## Challenge:
Omit pictures and quote the listing below line by line, from its start through the line that holds "const STEP = 4 * 3600 * 1000;".

## Data section:

══════════════════════════════

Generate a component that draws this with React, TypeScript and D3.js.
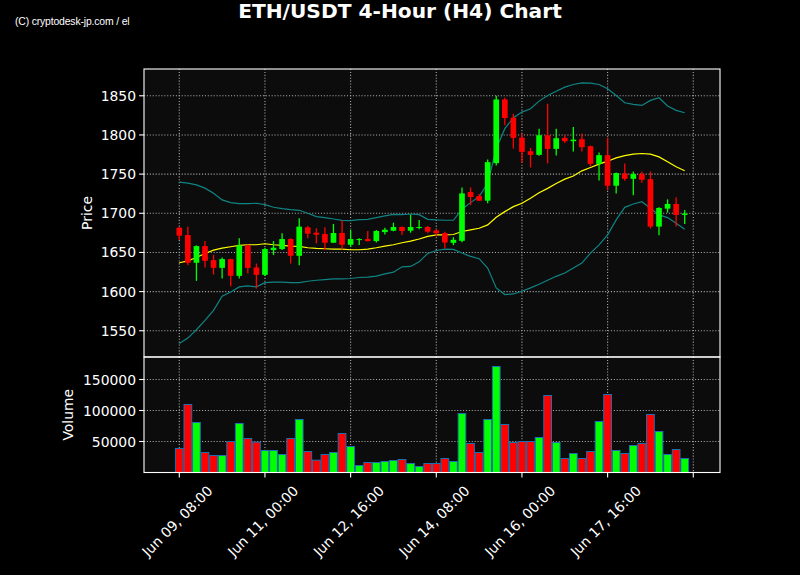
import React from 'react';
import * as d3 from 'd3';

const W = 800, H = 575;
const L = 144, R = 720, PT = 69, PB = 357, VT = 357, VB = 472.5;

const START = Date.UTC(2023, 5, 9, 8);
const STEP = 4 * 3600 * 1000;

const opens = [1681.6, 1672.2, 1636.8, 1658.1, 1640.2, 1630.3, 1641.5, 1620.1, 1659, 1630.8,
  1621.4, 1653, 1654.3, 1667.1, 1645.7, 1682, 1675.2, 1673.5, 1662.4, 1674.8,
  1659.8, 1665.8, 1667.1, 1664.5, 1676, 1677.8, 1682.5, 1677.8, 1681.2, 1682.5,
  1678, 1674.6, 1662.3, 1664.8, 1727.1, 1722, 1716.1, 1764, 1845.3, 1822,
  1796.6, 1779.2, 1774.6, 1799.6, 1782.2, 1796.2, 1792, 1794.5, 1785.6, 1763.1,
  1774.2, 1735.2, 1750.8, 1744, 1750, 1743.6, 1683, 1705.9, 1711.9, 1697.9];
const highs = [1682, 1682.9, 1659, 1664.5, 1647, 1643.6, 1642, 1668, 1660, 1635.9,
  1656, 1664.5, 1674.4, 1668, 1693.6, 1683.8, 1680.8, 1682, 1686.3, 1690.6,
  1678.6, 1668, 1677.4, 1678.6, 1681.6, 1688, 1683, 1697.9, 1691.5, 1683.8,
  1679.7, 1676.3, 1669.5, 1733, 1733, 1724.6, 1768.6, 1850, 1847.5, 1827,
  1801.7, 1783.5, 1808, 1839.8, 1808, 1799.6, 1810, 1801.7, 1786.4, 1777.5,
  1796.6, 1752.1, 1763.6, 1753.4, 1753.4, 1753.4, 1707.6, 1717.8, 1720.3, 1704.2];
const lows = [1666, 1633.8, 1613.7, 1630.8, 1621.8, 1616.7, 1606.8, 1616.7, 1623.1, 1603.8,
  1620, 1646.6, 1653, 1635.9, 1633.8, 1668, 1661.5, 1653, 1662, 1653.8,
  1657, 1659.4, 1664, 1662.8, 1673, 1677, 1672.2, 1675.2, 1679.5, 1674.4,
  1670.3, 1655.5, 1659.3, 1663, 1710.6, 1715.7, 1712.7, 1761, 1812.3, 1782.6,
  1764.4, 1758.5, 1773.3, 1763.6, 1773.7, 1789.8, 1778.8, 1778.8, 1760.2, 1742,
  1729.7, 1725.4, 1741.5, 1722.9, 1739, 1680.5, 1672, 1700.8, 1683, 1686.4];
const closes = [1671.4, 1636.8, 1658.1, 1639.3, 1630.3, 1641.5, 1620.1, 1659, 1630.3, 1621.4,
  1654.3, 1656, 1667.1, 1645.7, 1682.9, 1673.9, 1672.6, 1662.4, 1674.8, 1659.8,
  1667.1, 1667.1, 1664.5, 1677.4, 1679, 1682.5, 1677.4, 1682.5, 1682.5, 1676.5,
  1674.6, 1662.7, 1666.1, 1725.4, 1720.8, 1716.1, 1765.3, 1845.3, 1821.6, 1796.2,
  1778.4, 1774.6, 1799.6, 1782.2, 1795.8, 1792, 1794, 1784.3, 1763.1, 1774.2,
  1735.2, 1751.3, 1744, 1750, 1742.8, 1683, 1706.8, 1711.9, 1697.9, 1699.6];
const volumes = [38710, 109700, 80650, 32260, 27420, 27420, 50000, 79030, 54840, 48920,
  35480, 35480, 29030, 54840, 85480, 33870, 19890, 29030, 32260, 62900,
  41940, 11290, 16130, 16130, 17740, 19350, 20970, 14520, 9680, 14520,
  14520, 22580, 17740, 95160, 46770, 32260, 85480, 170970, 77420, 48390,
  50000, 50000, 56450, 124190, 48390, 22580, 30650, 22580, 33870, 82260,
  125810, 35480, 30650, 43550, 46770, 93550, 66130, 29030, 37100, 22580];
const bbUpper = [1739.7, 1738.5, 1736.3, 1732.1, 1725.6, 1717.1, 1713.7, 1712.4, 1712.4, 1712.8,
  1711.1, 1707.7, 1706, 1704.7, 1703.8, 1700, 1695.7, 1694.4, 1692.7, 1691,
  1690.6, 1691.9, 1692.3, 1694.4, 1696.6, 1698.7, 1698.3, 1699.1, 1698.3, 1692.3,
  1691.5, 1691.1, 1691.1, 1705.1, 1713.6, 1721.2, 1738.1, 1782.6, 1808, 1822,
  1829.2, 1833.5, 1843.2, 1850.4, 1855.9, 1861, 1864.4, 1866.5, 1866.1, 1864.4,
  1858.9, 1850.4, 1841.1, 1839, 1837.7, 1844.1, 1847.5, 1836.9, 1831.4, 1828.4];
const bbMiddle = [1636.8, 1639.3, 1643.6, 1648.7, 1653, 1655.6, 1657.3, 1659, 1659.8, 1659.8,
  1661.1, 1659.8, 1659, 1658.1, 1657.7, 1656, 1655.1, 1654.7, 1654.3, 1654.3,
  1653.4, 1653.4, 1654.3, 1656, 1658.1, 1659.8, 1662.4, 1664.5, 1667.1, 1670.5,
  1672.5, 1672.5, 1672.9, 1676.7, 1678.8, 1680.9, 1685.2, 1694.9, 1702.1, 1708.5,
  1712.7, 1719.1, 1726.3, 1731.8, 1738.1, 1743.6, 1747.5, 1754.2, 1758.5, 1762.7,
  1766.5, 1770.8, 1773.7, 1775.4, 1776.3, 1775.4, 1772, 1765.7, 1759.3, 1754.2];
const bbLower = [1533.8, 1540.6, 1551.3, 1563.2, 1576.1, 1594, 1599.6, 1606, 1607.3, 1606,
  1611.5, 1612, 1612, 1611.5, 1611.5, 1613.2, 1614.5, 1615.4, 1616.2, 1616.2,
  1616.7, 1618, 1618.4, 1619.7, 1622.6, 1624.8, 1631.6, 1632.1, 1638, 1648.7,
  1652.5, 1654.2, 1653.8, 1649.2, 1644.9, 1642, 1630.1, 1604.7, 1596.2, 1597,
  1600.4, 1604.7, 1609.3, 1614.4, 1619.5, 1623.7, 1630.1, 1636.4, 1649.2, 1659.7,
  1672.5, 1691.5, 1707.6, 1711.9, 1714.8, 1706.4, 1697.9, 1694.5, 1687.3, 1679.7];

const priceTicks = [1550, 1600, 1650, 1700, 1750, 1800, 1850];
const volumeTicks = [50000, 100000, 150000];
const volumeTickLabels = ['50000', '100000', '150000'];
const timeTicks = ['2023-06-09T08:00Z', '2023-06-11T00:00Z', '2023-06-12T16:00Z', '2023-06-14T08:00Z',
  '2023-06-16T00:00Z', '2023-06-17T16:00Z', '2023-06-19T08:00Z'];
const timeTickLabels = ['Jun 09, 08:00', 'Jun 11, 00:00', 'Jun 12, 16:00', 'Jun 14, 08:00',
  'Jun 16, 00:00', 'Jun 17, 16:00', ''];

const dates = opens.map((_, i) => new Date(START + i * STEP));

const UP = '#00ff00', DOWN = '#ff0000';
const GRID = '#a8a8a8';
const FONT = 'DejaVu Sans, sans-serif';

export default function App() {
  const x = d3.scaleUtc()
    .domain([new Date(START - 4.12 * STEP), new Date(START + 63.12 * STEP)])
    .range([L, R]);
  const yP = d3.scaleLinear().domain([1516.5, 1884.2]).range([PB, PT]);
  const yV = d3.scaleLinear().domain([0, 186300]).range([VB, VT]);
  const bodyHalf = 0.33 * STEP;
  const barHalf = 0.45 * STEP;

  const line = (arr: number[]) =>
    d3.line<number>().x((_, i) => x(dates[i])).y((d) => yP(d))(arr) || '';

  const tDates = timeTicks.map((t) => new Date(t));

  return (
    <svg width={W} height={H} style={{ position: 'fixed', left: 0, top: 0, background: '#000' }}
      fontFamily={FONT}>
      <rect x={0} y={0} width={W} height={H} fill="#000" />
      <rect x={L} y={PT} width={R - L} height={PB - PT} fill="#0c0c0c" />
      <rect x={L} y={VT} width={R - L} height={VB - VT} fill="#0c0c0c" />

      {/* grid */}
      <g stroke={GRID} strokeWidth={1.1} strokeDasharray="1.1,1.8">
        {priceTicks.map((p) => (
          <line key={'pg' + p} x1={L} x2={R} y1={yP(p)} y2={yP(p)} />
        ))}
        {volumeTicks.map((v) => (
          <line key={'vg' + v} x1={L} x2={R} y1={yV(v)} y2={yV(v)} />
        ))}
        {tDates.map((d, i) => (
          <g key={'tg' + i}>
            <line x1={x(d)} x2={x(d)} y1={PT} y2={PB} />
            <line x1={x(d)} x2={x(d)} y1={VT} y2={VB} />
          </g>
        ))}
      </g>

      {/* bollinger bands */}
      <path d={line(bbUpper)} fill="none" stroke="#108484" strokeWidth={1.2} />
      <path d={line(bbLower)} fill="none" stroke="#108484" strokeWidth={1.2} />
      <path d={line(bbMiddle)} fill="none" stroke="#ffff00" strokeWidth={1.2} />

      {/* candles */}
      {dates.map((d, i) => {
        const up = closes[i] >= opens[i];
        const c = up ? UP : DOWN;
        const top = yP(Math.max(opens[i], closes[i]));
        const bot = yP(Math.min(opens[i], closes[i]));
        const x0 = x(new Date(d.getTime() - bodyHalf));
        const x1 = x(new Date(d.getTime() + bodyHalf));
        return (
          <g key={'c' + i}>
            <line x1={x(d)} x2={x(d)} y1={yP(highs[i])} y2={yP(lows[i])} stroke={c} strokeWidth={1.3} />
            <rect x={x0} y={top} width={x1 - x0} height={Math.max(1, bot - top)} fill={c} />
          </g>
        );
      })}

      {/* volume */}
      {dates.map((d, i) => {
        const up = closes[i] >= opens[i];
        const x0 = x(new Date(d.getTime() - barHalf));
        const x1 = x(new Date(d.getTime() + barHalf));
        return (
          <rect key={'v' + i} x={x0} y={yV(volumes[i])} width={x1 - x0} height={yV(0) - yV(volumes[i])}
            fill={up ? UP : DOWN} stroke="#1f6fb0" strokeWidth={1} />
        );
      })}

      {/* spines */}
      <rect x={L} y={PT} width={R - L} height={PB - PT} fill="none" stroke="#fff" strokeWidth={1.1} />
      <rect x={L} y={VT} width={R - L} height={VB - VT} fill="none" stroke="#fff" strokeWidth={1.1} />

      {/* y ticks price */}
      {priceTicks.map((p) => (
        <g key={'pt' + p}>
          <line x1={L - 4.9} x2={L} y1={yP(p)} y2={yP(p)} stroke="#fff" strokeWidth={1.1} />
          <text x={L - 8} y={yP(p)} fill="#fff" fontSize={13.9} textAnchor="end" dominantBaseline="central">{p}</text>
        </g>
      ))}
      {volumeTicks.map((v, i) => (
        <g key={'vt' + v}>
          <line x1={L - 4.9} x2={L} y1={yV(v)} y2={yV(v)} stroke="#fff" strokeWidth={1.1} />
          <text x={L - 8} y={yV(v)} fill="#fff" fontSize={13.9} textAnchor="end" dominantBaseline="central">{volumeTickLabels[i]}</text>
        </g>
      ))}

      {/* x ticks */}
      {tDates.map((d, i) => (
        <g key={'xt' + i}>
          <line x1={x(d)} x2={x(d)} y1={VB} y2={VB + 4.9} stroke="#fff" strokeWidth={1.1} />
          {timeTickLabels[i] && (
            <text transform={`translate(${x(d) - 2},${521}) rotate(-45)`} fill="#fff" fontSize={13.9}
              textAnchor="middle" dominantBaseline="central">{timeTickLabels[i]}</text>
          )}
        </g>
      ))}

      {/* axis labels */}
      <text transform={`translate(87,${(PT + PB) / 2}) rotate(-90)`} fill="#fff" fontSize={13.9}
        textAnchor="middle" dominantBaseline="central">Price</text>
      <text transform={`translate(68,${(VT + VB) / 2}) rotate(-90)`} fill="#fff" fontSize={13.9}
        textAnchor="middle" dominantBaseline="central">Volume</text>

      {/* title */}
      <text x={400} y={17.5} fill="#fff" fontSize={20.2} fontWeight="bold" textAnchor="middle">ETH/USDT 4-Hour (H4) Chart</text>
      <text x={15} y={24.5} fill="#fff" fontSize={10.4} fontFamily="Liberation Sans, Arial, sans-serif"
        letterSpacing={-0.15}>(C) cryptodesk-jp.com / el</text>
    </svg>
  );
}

══════════════════════════════

## Answer for the task:
Generate a component that draws this with React, TypeScript and D3.js.
import React from 'react';
import * as d3 from 'd3';

const W = 800, H = 575;
const L = 144, R = 720, PT = 69, PB = 357, VT = 357, VB = 472.5;

const START = Date.UTC(2023, 5, 9, 8);
const STEP = 4 * 3600 * 1000;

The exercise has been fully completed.